Step 4 — Break-even point:
Break-Even Units = Fixed Costs / CM per unit
Break-Even Revenue = Fixed Costs / CMR
At the break-even point, total CM exactly equals total fixed costs, so profit is zero. Every unit sold beyond break-even contributes its full CM per unit directly to profit.
Step 5 — Margin of safety and operating leverage:
Margin of Safety (%) = (Actual Units - Break-Even Units) / Actual Units * 100
DOL = Total CM / Operating Profit
DOL quantifies the profit multiplier from a given change in sales volume.
Worked example
A small business sells handmade notebooks at £50 each.
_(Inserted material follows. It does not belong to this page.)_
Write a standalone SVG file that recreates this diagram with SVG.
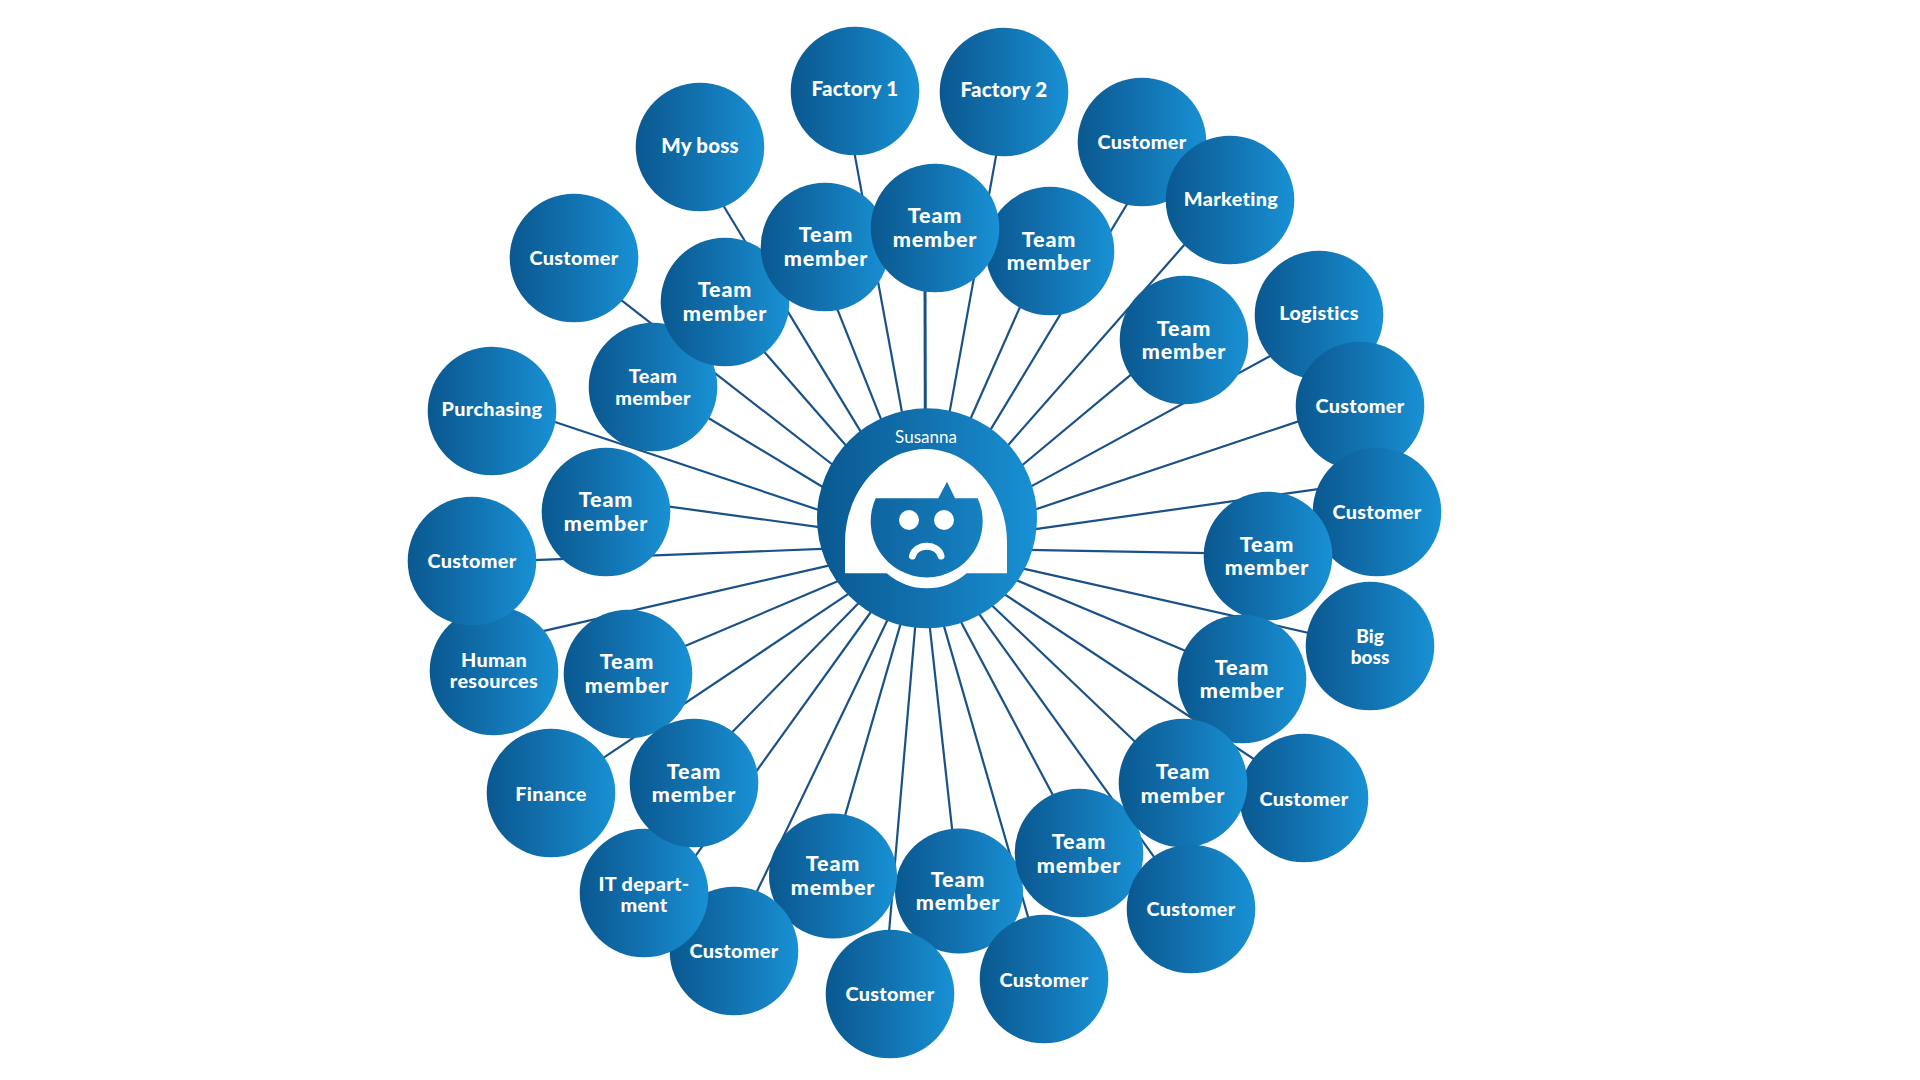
<svg xmlns="http://www.w3.org/2000/svg" width="1920" height="1080" viewBox="0 0 1920 1080">
<defs>
<linearGradient id="g"><stop offset="0" stop-color="#0a5890"/><stop offset="0.5" stop-color="#1272b0"/><stop offset="1" stop-color="#1891d4"/></linearGradient>
<linearGradient id="gh" gradientUnits="userSpaceOnUse" x1="817" y1="0" x2="1037" y2="0"><stop offset="0" stop-color="#0a5890"/><stop offset="0.5" stop-color="#1272b0"/><stop offset="1" stop-color="#1891d4"/></linearGradient>
</defs>
<style>
.n{fill:url(#g)}
.t{font-family:Lato,"Noto Sans",sans-serif;font-weight:900;font-size:21.5px;letter-spacing:.8px;fill:#fff;text-anchor:middle}
.s{font-size:19.8px;letter-spacing:.35px}
.f{font-size:20.5px;letter-spacing:.2px}
.b{font-size:19px;letter-spacing:0}
#connectors line{stroke:#1a5187;stroke-width:2.2;fill:none}
</style>
<rect width="1920" height="1080" fill="#fff"/>
<g id="connectors">
<line x1="925.3" y1="414" x2="925" y2="285" style="stroke-width:3"/>
<line x1="948.6" y1="417.6" x2="997.4" y2="148.4"/>
<line x1="970.3" y1="419.2" x2="1020.4" y2="306.1"/>
<line x1="987.7" y1="434.4" x2="1130" y2="199.3"/>
<line x1="1004.8" y1="448.9" x2="1188.5" y2="240.1"/>
<line x1="1020.1" y1="467" x2="1132.5" y2="373.4"/>
<line x1="1025.2" y1="489.6" x2="1276.1" y2="352.8"/>
<line x1="1028.9" y1="511.6" x2="1305.1" y2="419.1"/>
<line x1="1028.3" y1="530.2" x2="1325.1" y2="488.1"/>
<line x1="1027" y1="549.9" x2="1208.4" y2="553.1"/>
<line x1="1016.6" y1="567.1" x2="1314.4" y2="634.2"/>
<line x1="1013.3" y1="578.9" x2="1190" y2="652.8"/>
<line x1="999.3" y1="590.8" x2="1260.1" y2="763.2"/>
<line x1="989.1" y1="602.7" x2="1138.2" y2="744.7"/>
<line x1="974.8" y1="607.8" x2="1158.5" y2="863.2"/>
<line x1="959" y1="618.2" x2="1055" y2="799.1"/>
<line x1="941.8" y1="618.6" x2="1030.5" y2="925.4"/>
<line x1="929.3" y1="622.3" x2="952.7" y2="834.7"/>
<line x1="915.8" y1="619.3" x2="888.5" y2="938.3"/>
<line x1="901.6" y1="620.4" x2="844.1" y2="818.9"/>
<line x1="890.6" y1="613.6" x2="753.4" y2="898.8"/>
<line x1="875.2" y1="606" x2="690.8" y2="862.3"/>
<line x1="860.4" y1="601.3" x2="730.6" y2="733.8"/>
<line x1="854" y1="590.1" x2="597.7" y2="761.6"/>
<line x1="841.2" y1="579.8" x2="681.5" y2="647.6"/>
<line x1="835.2" y1="564.1" x2="536.5" y2="632.6"/>
<line x1="828.5" y1="548.7" x2="527.5" y2="560.3"/>
<line x1="821.1" y1="527.3" x2="665.6" y2="506.1"/>
<line x1="824.5" y1="511.9" x2="548.2" y2="419.7"/>
<line x1="824" y1="487.7" x2="706.7" y2="417"/>
<line x1="836.2" y1="467.5" x2="617.1" y2="296.9"/>
<line x1="846.4" y1="446" x2="762.6" y2="350"/>
<line x1="863.3" y1="435.9" x2="721" y2="201.7"/>
<line x1="881.3" y1="419.9" x2="836.4" y2="306.8"/>
<line x1="903.1" y1="418.3" x2="853.6" y2="148.4"/>
</g>
<g id="factory-1"><circle class="n" cx="855" cy="91" r="64.3"/><text class="t f" x="855" y="96">Factory 1</text></g>
<g id="factory-2"><circle class="n" cx="1004" cy="92" r="64.3"/><text class="t f" x="1004" y="97">Factory 2</text></g>
<g id="my-boss"><circle class="n" cx="700" cy="147" r="64.3"/><text class="t f" x="700" y="153">My boss</text></g>
<g id="customer-nw"><circle class="n" cx="574" cy="258" r="64.3"/><text class="t s" x="574" y="265">Customer</text></g>
<g id="purchasing"><circle class="n" cx="492" cy="411" r="64.3"/><text class="t s" x="492" y="416">Purchasing</text></g>
<g id="human-resources"><circle class="n" cx="494" cy="671" r="64.3"/><text class="t s" x="494" y="667">Human</text><text class="t s" x="494" y="688">resources</text></g>
<g id="customer-w"><circle class="n" cx="472" cy="561" r="64.3"/><text class="t s" x="472" y="568">Customer</text></g>
<g id="team-1"><circle class="n" cx="653" cy="387" r="64.3"/><text class="t s" x="653" y="383">Team</text><text class="t s" x="653" y="405">member</text></g>
<g id="team-2"><circle class="n" cx="606" cy="512" r="64.3"/><text class="t" x="606" y="507">Team</text><text class="t" x="606" y="531">member</text></g>
<g id="team-3"><circle class="n" cx="725" cy="302" r="64.3"/><text class="t" x="725" y="297">Team</text><text class="t" x="725" y="321">member</text></g>
<g id="team-4"><circle class="n" cx="825" cy="247" r="64.3"/><text class="t" x="826" y="242">Team</text><text class="t" x="826" y="266">member</text></g>
<g id="team-6"><circle class="n" cx="1050" cy="251" r="64.3"/><text class="t" x="1049" y="247">Team</text><text class="t" x="1049" y="270">member</text></g>
<g id="team-5"><circle class="n" cx="935" cy="228" r="64.3"/><text class="t" x="935" y="223">Team</text><text class="t" x="935" y="247">member</text></g>
<g id="customer-ne"><circle class="n" cx="1142" cy="142" r="64.3"/><text class="t s" x="1142" y="149">Customer</text></g>
<g id="marketing"><circle class="n" cx="1230" cy="200" r="64.3"/><text class="t s" x="1231" y="206">Marketing</text></g>
<g id="logistics"><circle class="n" cx="1319" cy="315" r="64.3"/><text class="t s" x="1319" y="320">Logistics</text></g>
<g id="customer-e1"><circle class="n" cx="1360" cy="406" r="64.3"/><text class="t s" x="1360" y="413">Customer</text></g>
<g id="customer-e2"><circle class="n" cx="1377" cy="512" r="64.3"/><text class="t s" x="1377" y="519">Customer</text></g>
<g id="team-7"><circle class="n" cx="1184" cy="340" r="64.3"/><text class="t" x="1184" y="336">Team</text><text class="t" x="1184" y="359">member</text></g>
<g id="team-8"><circle class="n" cx="1268" cy="556" r="64.3"/><text class="t" x="1267" y="552">Team</text><text class="t" x="1267" y="575">member</text></g>
<g id="big-boss"><circle class="n" cx="1370" cy="646" r="64.3"/><text class="t b" x="1370" y="643">Big</text><text class="t b" x="1370" y="664">boss</text></g>
<g id="team-9"><circle class="n" cx="1242" cy="679" r="64.3"/><text class="t" x="1242" y="675">Team</text><text class="t" x="1242" y="698">member</text></g>
<g id="customer-se1"><circle class="n" cx="1304" cy="798" r="64.3"/><text class="t s" x="1304" y="806">Customer</text></g>
<g id="team-12"><ellipse class="n" cx="959" cy="891" rx="64" ry="62.5"/><text class="t" x="958" y="887">Team</text><text class="t" x="958" y="910">member</text></g>
<g id="customer-s2"><circle class="n" cx="1044" cy="979" r="64.3"/><text class="t s" x="1044" y="987">Customer</text></g>
<g id="team-11"><circle class="n" cx="1079" cy="853" r="64.3"/><text class="t" x="1079" y="849">Team</text><text class="t" x="1079" y="873">member</text></g>
<g id="team-10"><circle class="n" cx="1183" cy="783" r="64.3"/><text class="t" x="1183" y="779">Team</text><text class="t" x="1183" y="803">member</text></g>
<g id="customer-se2"><circle class="n" cx="1191" cy="909" r="64.3"/><text class="t s" x="1191" y="916">Customer</text></g>
<g id="customer-s1"><circle class="n" cx="890" cy="994" r="64.3"/><text class="t s" x="890" y="1001">Customer</text></g>
<g id="team-13"><ellipse class="n" cx="833" cy="876" rx="64" ry="62.5"/><text class="t" x="833" y="871">Team</text><text class="t" x="833" y="895">member</text></g>
<g id="customer-sw"><circle class="n" cx="734" cy="951" r="64.3"/><text class="t s" x="734" y="958">Customer</text></g>
<g id="finance"><circle class="n" cx="551" cy="793" r="64.3"/><text class="t s" x="551" y="801">Finance</text></g>
<g id="team-15"><circle class="n" cx="628" cy="674" r="64.3"/><text class="t" x="627" y="669">Team</text><text class="t" x="627" y="693">member</text></g>
<g id="it-department"><circle class="n" cx="644" cy="893" r="64.3"/><text class="t s" x="644" y="891">IT depart-</text><text class="t s" x="644" y="912">ment</text></g>
<g id="team-14"><circle class="n" cx="694" cy="783" r="64.3"/><text class="t" x="694" y="779">Team</text><text class="t" x="694" y="802">member</text></g>
<g id="susanna">
<circle cx="927" cy="518.3" r="110" fill="url(#gh)"/>
<path d="M845 573.3 L845 542 C845 492 882 449 926 449 C970 449 1007 492 1007 542 L1007 573.3 L966.7 573.3 A61 61 0 0 1 886.7 573.3 Z" fill="#fff"/>
<path d="M875.7 498.3 L938.3 498.3 L947 481.7 L955 498.3 L977.7 498.3 A56 56 0 1 1 875.7 498.3 Z" fill="url(#gh)"/>
<circle cx="909" cy="520" r="10" fill="#fff"/>
<circle cx="944" cy="520" r="10" fill="#fff"/>
<path d="M912.5 556 A14.5 12 0 0 1 941 556" fill="none" stroke="#fff" stroke-width="7" stroke-linecap="round"/>
<text x="926" y="443" style="font-family:Lato,'Noto Sans',sans-serif;font-weight:400;font-size:17px;fill:#fff;text-anchor:middle">Susanna</text>
</g>
</svg>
Each notebook costs £20 in materials and direct labour (variable cost). Monthly fixed costs — studio rent, insurance, a part-time bookkeeper — total £6,000. Last month the business sold 300 notebooks.
| Metric | Calculation | Result |
|---|---|---|
| CM per unit | £50 - £20 | £30 |
| CM ratio | £30 / £50 | 60 % |
| Total CM | £30 * 300 | £9,000 |
| Operating profit | £9,000 - £6,000 | £3,000 |
| Break-even units | £6,000 / £30 | 200 units |
| Break-even revenue | £6,000 / 0.60 | £10,000 |
| Margin of safety | 300 - 200 | 100 units (33.3 %) |
| DOL | £9,000 / £3,000 | 3 × |
Interpretation: the business is 100 units (33 %) above break-even, so sales would need to fall by a third before it makes a loss. A DOL of 3 means a 10 % increase in sales (30 more notebooks) will lift operating profit by 30 % — from £3,000 to £3,900. Equally, a 10 % drop in sales would reduce operating profit by 30 %, to £2,100.
If fixed costs rose to £9,000 — say the business took on a full-time employee — break-even jumps to 300 units, exactly the current volume. The margin of safety collapses to zero: one slow month produces a loss. Seeing that shift instantly is why contribution margin analysis matters before making any fixed-cost commitment.